L’arcivescovo esprime ”tutto il mio rammarico per la politica che viene adottata nei confronti della Locride: non e’ una politica di liberazione e di riscatto, perche’ incentrata prevalentemente sulla repressione. Nulla da eccepire sull’azione di repressione della delinquenza, ma e’ necessaria un’azione di prevenzione, che non puo’ essere svolta solo a livello di educazione teorica e morale”.

“Lo Stato -insiste Morosini- deve svolgere un’azione di promozione a favore della collettivita’. Si tratta anzitutto del lavoro che manca, poi dei servizi necessari allo sviluppo e ad una conduzione dignitosa della vita. Il cittadino ha il diritto di vedere il volto amorevole dello Stato, che si prende cura di lui, e non guardare ad esso solo come ad una forza repressiva. Se il cittadino non e’ servito, non ama le istituzioni, dalle quali prendera’ le distanze, ponendosi in una situazione di odio e di conflittualita”’.

Morosini chiede che i problemi del territorio vengano affrontati ”con coraggio e lungimiranza a livello legislativo; mi riferisco in modo particolare -scrive- alla legge sullo scioglimento dei Comuni, a quella sulla carcerazione preventiva, ai certificati antimafia per lavorare. Sono in gioco i diritti della persona. Un Comune sotto inchiesta, prima di essere sciolto, ha diritto ad una legittima difesa; cosi’, per finire in carcere bisogna avere una elevata certezza che un cittadino abbia commesso il reato: non basta una semplice illazione”.

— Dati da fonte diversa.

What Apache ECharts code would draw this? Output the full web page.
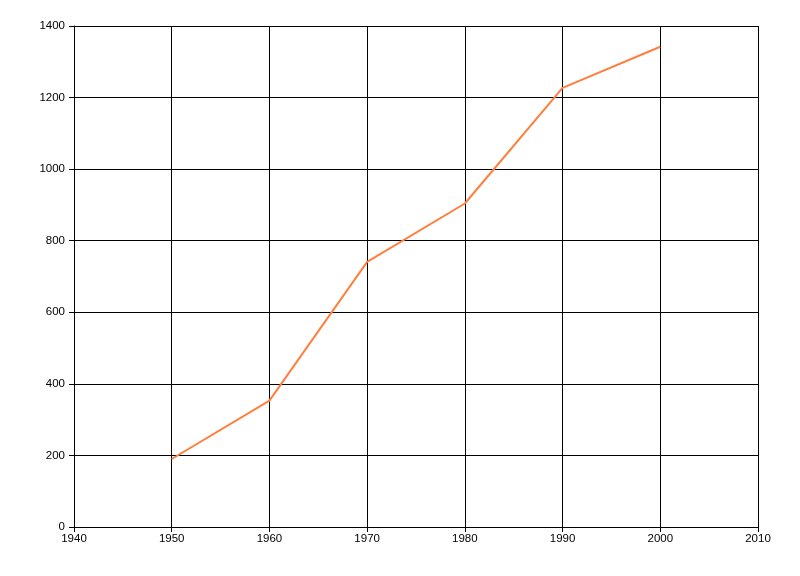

L’arcivescovo interviene anche sul mondo delle imprese: ”Quando una ditta o piccola impresa e’ riconosciuta fuori dei giri mafiosi, ad essa va restituito subito il certificato antimafia tolto, perche’ e’ in gioco il lavoro di operai”. L’arcivescovo inserisce nella lettera il problema delle carceri e del reinserimento del carcerato nella vita sociale. ”Non possiamo enfatizzare la confisca di beni alla malavita organizzata, e dimenticarci che non c’e’ lavoro, mancano strutture aggregative e sportive per i giovani, specialmente nei piccoli centri – conclude – Il ministero degli Interni ha concesso nel 2010 circa 20 progetti Pon; sono passati tre anni e non ne e’ partito ancora uno, a causa della lunga burocrazia”.